Recurring Revenue Model: The Long-Term Thesis
Light & Wonder’s transformation toward recurring revenue is now visible across segments. Recurring components include:
- Gaming operations installed base
- Systems maintenance
- Table service agreements
- SciPlay monetization
- iGaming platform revenue
Structural shift outcomes:
- Reduced cyclicality
- Improved revenue predictability
- Higher margin durability
- Stronger free cash flow
The business profile today is fundamentally different from five years ago.
2028 Targets: Credibility Matters
Meeting the 2025 targets enhances credibility heading into the 2028 cycle.
Investors will now focus on:
- Sustained AEBITDA growth
- Margin durability
- Leverage reduction
- iGaming scalability
- Grover expansion
Execution consistency will determine whether valuation multiples expand.
Final Assessment
Viewed superficially, 2025 may look like a year of modest revenue growth and pressured net income.

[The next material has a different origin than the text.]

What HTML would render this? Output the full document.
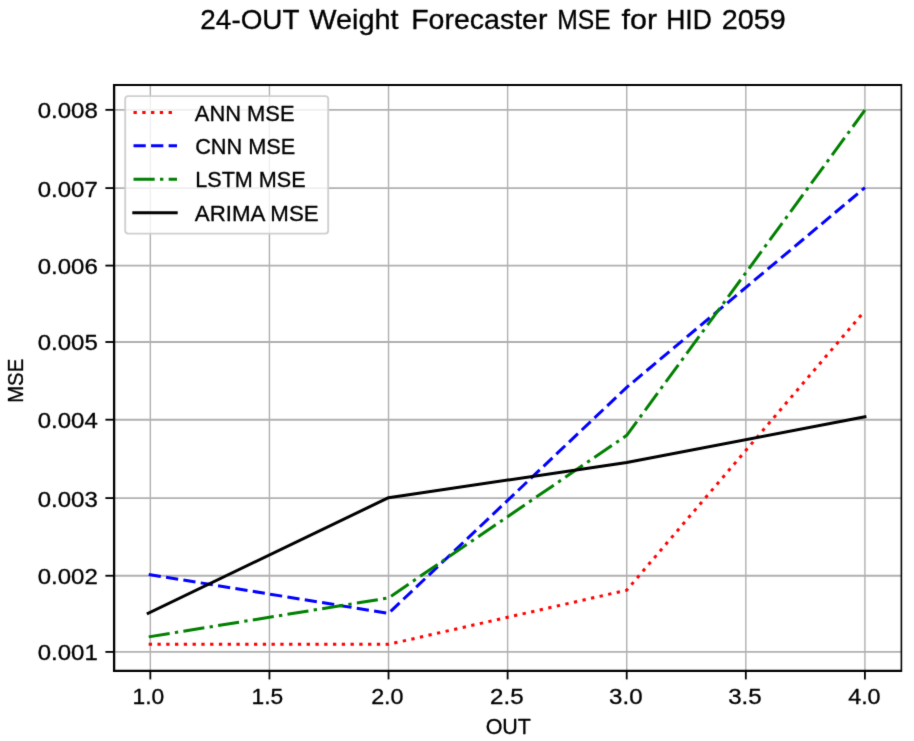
<!DOCTYPE html>
<html><head><meta charset="utf-8"><title>24-OUT Weight Forecaster MSE for HID 2059</title>
<style>
html,body{margin:0;padding:0;background:#ffffff;}
body{width:914px;height:741px;overflow:hidden;}
svg{display:block;}
text{font-family:"Liberation Sans",sans-serif;fill:#000000;stroke:#000000;stroke-width:0.32px;stroke-linejoin:round;}
</style></head><body>
<svg width="914" height="741" viewBox="0 0 914 741">
<defs><filter id="soft" x="0" y="0" width="914" height="741" filterUnits="userSpaceOnUse" color-interpolation-filters="sRGB"><feConvolveMatrix order="3" kernelMatrix="0.01134 0.08382 0.01134 0.08382 0.61935 0.08382 0.01134 0.08382 0.01134" divisor="1" edgeMode="duplicate" preserveAlpha="false"/></filter></defs>
<g filter="url(#soft)">
<rect x="0" y="0" width="914" height="741" fill="#ffffff"/>
<g stroke="#b0b0b0" fill="none">
<line x1="150.34" y1="85.00" x2="150.34" y2="670.90" stroke-width="1.4"/>
<line x1="269.44" y1="85.00" x2="269.44" y2="670.90" stroke-width="1.4"/>
<line x1="388.53" y1="85.00" x2="388.53" y2="670.90" stroke-width="1.4"/>
<line x1="507.62" y1="85.00" x2="507.62" y2="670.90" stroke-width="1.4"/>
<line x1="626.72" y1="85.00" x2="626.72" y2="670.90" stroke-width="1.4"/>
<line x1="745.82" y1="85.00" x2="745.82" y2="670.90" stroke-width="1.4"/>
<line x1="864.91" y1="85.00" x2="864.91" y2="670.90" stroke-width="1.4"/>
<line x1="114.40" y1="651.90" x2="901.30" y2="651.90" stroke-width="1.85"/>
<line x1="114.40" y1="575.75" x2="901.30" y2="575.75" stroke-width="1.85"/>
<line x1="114.40" y1="498.10" x2="901.30" y2="498.10" stroke-width="1.85"/>
<line x1="114.40" y1="419.70" x2="901.30" y2="419.70" stroke-width="1.85"/>
<line x1="114.40" y1="342.00" x2="901.30" y2="342.00" stroke-width="1.85"/>
<line x1="114.40" y1="265.60" x2="901.30" y2="265.60" stroke-width="1.85"/>
<line x1="114.40" y1="188.10" x2="901.30" y2="188.10" stroke-width="1.85"/>
<line x1="114.40" y1="109.85" x2="901.30" y2="109.85" stroke-width="1.85"/>
</g>
<clipPath id="axclip"><rect x="114.40" y="85.00" width="786.90" height="585.90"/></clipPath>
<g clip-path="url(#axclip)" fill="none" stroke-width="3.00" stroke-linejoin="round">
<polyline points="148.69,644.36 388.53,644.36 626.72,590.17 864.79,310.86" stroke="#ff0000" stroke-dasharray="3.31 5.465" stroke-linecap="butt"/>
<polyline points="148.71,574.43 388.53,613.39 626.72,387.36 864.91,187.64" stroke="#0000ff" stroke-dasharray="12.26 5.304" stroke-linecap="butt"/>
<polyline points="148.71,636.88 388.53,597.91 626.72,435.35 864.91,110.23" stroke="#008000" stroke-dasharray="21.22 5.31 3.31 5.31" stroke-linecap="butt"/>
<polyline points="148.18,613.27 388.53,497.67 626.72,462.45 864.91,416.77" stroke="#000000" stroke-linecap="square"/>
</g>
<g stroke="#000000" stroke-width="1.85">
<line x1="150.34" y1="670.90" x2="150.34" y2="679.40" stroke-width="1.8"/>
<line x1="269.44" y1="670.90" x2="269.44" y2="679.40" stroke-width="1.8"/>
<line x1="388.53" y1="670.90" x2="388.53" y2="679.40" stroke-width="1.8"/>
<line x1="507.62" y1="670.90" x2="507.62" y2="679.40" stroke-width="1.8"/>
<line x1="626.72" y1="670.90" x2="626.72" y2="679.40" stroke-width="1.8"/>
<line x1="745.82" y1="670.90" x2="745.82" y2="679.40" stroke-width="1.8"/>
<line x1="864.91" y1="670.90" x2="864.91" y2="679.40" stroke-width="1.8"/>
<line x1="105.40" y1="651.90" x2="114.40" y2="651.90"/>
<line x1="105.40" y1="575.75" x2="114.40" y2="575.75"/>
<line x1="105.40" y1="498.10" x2="114.40" y2="498.10"/>
<line x1="105.40" y1="419.70" x2="114.40" y2="419.70"/>
<line x1="105.40" y1="342.00" x2="114.40" y2="342.00"/>
<line x1="105.40" y1="265.60" x2="114.40" y2="265.60"/>
<line x1="105.40" y1="188.10" x2="114.40" y2="188.10"/>
<line x1="105.40" y1="109.85" x2="114.40" y2="109.85"/>
</g>
<path fill="#000000" d="M112.95 84.05H115.25V672.05H112.95Z M900.60 84.05H902.20V672.05H900.60Z M112.95 84.05H902.20V85.95H112.95Z M112.95 669.75H902.20V672.05H112.95Z"/>
<rect x="125.20" y="96.10" width="203.00" height="137.50" rx="3" ry="3" fill="#ffffff" fill-opacity="0.8" stroke="#cccccc" stroke-opacity="0.95" stroke-width="1.85"/>
<line x1="133.50" y1="112.40" x2="177.00" y2="112.40" stroke="#ff0000" stroke-width="3.00" stroke-dasharray="3.31 5.465"/>
<line x1="133.50" y1="145.85" x2="177.00" y2="145.85" stroke="#0000ff" stroke-width="3.00" stroke-dasharray="12.26 5.304"/>
<line x1="133.50" y1="179.30" x2="177.00" y2="179.30" stroke="#008000" stroke-width="3.00" stroke-dasharray="21.22 5.31 3.31 5.31"/>
<line x1="133.80" y1="212.75" x2="176.20" y2="212.75" stroke="#000000" stroke-width="3.00" stroke-linecap="square"/>
<text id="xt1.0" x="132.55" y="703.50" font-size="22.60" textLength="31.70" lengthAdjust="spacingAndGlyphs">1.0</text>
<text id="xt1.5" x="251.58" y="703.50" font-size="22.60" textLength="31.67" lengthAdjust="spacingAndGlyphs">1.5</text>
<text id="xt2.0" x="371.17" y="703.50" font-size="22.60" textLength="32.40" lengthAdjust="spacingAndGlyphs">2.0</text>
<text id="xt2.5" x="490.09" y="703.50" font-size="22.60" textLength="33.51" lengthAdjust="spacingAndGlyphs">2.5</text>
<text id="xt3.0" x="609.13" y="703.50" font-size="22.60" textLength="33.44" lengthAdjust="spacingAndGlyphs">3.0</text>
<text id="xt3.5" x="728.15" y="703.50" font-size="22.60" textLength="33.48" lengthAdjust="spacingAndGlyphs">3.5</text>
<text id="xt4.0" x="848.21" y="703.50" font-size="22.60" textLength="32.36" lengthAdjust="spacingAndGlyphs">4.0</text>
<text id="yt0.001" x="37.78" y="660.30" font-size="22.60" textLength="59.96" lengthAdjust="spacingAndGlyphs">0.001</text>
<text id="yt0.002" x="37.78" y="584.15" font-size="22.60" textLength="59.96" lengthAdjust="spacingAndGlyphs">0.002</text>
<text id="yt0.003" x="37.78" y="506.50" font-size="22.60" textLength="59.96" lengthAdjust="spacingAndGlyphs">0.003</text>
<text id="yt0.004" x="37.78" y="428.10" font-size="22.60" textLength="59.94" lengthAdjust="spacingAndGlyphs">0.004</text>
<text id="yt0.005" x="37.77" y="350.40" font-size="22.60" textLength="59.96" lengthAdjust="spacingAndGlyphs">0.005</text>
<text id="yt0.006" x="37.77" y="274.00" font-size="22.60" textLength="59.96" lengthAdjust="spacingAndGlyphs">0.006</text>
<text id="yt0.007" x="37.77" y="196.50" font-size="22.60" textLength="59.97" lengthAdjust="spacingAndGlyphs">0.007</text>
<text id="yt0.008" x="37.78" y="118.25" font-size="22.60" textLength="59.96" lengthAdjust="spacingAndGlyphs">0.008</text>
<text id="OUT" x="485.65" y="733.50" font-size="22.60" textLength="45.28" lengthAdjust="spacingAndGlyphs">OUT</text>
<text id="MSE" transform="translate(23.00,402.80) rotate(-90)" font-size="22.60" textLength="43.99" lengthAdjust="spacingAndGlyphs">MSE</text>
<text id="ti0" x="200.36" y="29.20" font-size="27.90" textLength="99.18" lengthAdjust="spacingAndGlyphs">24-OUT</text>
<text id="ti1" x="309.18" y="29.20" font-size="27.90" textLength="89.44" lengthAdjust="spacingAndGlyphs">Weight</text>
<text id="ti2" x="411.18" y="29.20" font-size="27.90" textLength="136.24" lengthAdjust="spacingAndGlyphs">Forecaster</text>
<text id="ti3" x="557.25" y="29.20" font-size="27.90" textLength="53.41" lengthAdjust="spacingAndGlyphs">MSE</text>
<text id="ti4" x="621.54" y="29.20" font-size="27.90" textLength="35.57" lengthAdjust="spacingAndGlyphs">for</text>
<text id="ti5" x="666.20" y="29.20" font-size="27.90" textLength="45.66" lengthAdjust="spacingAndGlyphs">HID</text>
<text id="ti6" x="721.74" y="29.20" font-size="27.90" textLength="63.99" lengthAdjust="spacingAndGlyphs">2059</text>
<text id="lg0" x="194.78" y="120.80" font-size="22.60" textLength="99.84" lengthAdjust="spacingAndGlyphs">ANN MSE</text>
<text id="lg1" x="195.18" y="154.10" font-size="22.60" textLength="100.14" lengthAdjust="spacingAndGlyphs">CNN MSE</text>
<text id="lg2" x="195.24" y="187.40" font-size="22.60" textLength="110.40" lengthAdjust="spacingAndGlyphs">LSTM MSE</text>
<text id="lg3" x="194.79" y="220.70" font-size="22.60" textLength="123.83" lengthAdjust="spacingAndGlyphs">ARIMA MSE</text>
</g>
</svg>
</body></html>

But such an interpretation misses the deeper transformation.
Light & Wonder strengthened its structural profitability, expanded margins across every major segment and accelerated free cash flow generation. It resolved litigation risk, optimized its listing structure and maintained disciplined capital allocation.
The company exits 2025:
- More cash generative
- More recurring in revenue mix
- More margin durable
- More strategically focused
Leverage remains elevated but manageable, supported by strong cash flow visibility. The foundation for 2026 is materially stronger than the foundation entering 2025.
If structural improvements compound, the next phase could shift from resilience to acceleration.
2025 was not about spectacle. It was about reinforcement. And reinforcement often precedes growth.